Schneider attributes this increased sense of community and cooperative spirit largely to the quality of the people he’s been engaged with during his time at PCI Mountain States. In conversation, it’s his love and appreciation for the personal side of his work that really shines through. He describes his industry colleagues as “interesting, forward-thinking, curious people,” who are always sharing new developments in the industry and fostering innovative ways of thinking. He paints a picture of a highly dynamic, positive environment with a strong sense of camaraderie and volunteer spirit, balanced with a healthy dose of laid-back fun and socializing, with regular events that bring the local construction community together. Despite the competition in the industry, Schneider emphasizes that his people have a soft touch, supporting each other first and foremost. As he says, with more than a touch of pride, “We’re mountain people. We take our work seriously, but we enjoy it too.”
Sustainability is of course a key area of focus for PCI Mountain States. Here, too, the spirit of open dialogue and productive discussion prevails. In recent years, Schneider and his team have been working closely with Life Cycle Assessment (LCA) consultants, gathering baseline Environmental Product Declaration (EPD) data for precast concrete, and meeting with legislative bodies to build a realistic framework for the use of this material in construction. He stresses the vital importance of the industry working together with government and participating in this process, rather than the state stepping in with data from other sources and overly stringent requirements that restrict development.

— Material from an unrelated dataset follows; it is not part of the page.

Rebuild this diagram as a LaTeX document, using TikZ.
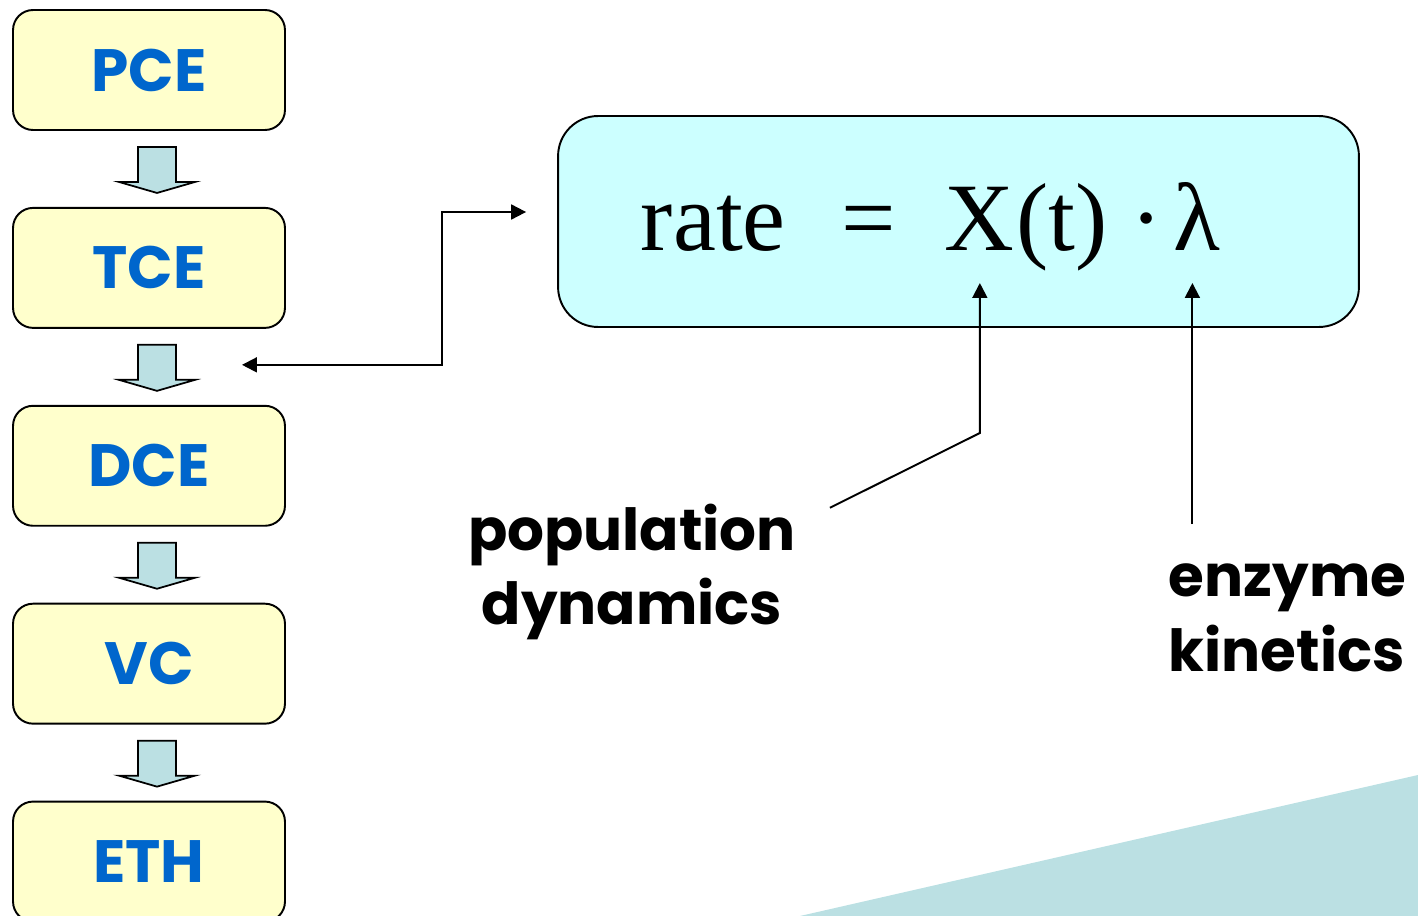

In this context, PCI is committed to positioning precast concrete in an environmentally positive place and telling its sustainable story as a material with a strong life cycle impact profile, low maintenance requirements, and durable efficiency – all a big part of its unique value proposition.
Looking forward to the future, things appear bright for PCI Mountain States and for the development of the precast concrete industry as a whole. Schneider foresees ongoing challenges in increasing market growth by remaining relevant to what designers are looking for, staying ahead of the EPD issue, and getting the message of precast concrete’s diverse potential for different building types out there at a grassroots level. But the PCI team is ready to take on these challenges, and more. As he says, it’s all about that “lightbulb moment” when architects and engineers begin to see the full picture of what this versatile material has to offer. With that in mind, interested professionals can look forward to a new CEU course entitled “Innovations and Operations: Developments in Sustainable Precast” at the meeting of the National Institute of Building Sciences (NIBS) in Washington, DC this September, as well as an ongoing monthly webinar series.
Above all, says Schneider, the door at PCI Mountain States is always open to any industry professionals who want to explore the ways in which precast concrete can make their ideas come to life. “Have conversations early,” he says. “Come in with a rough idea, and we can make a plan.” Challenge accepted.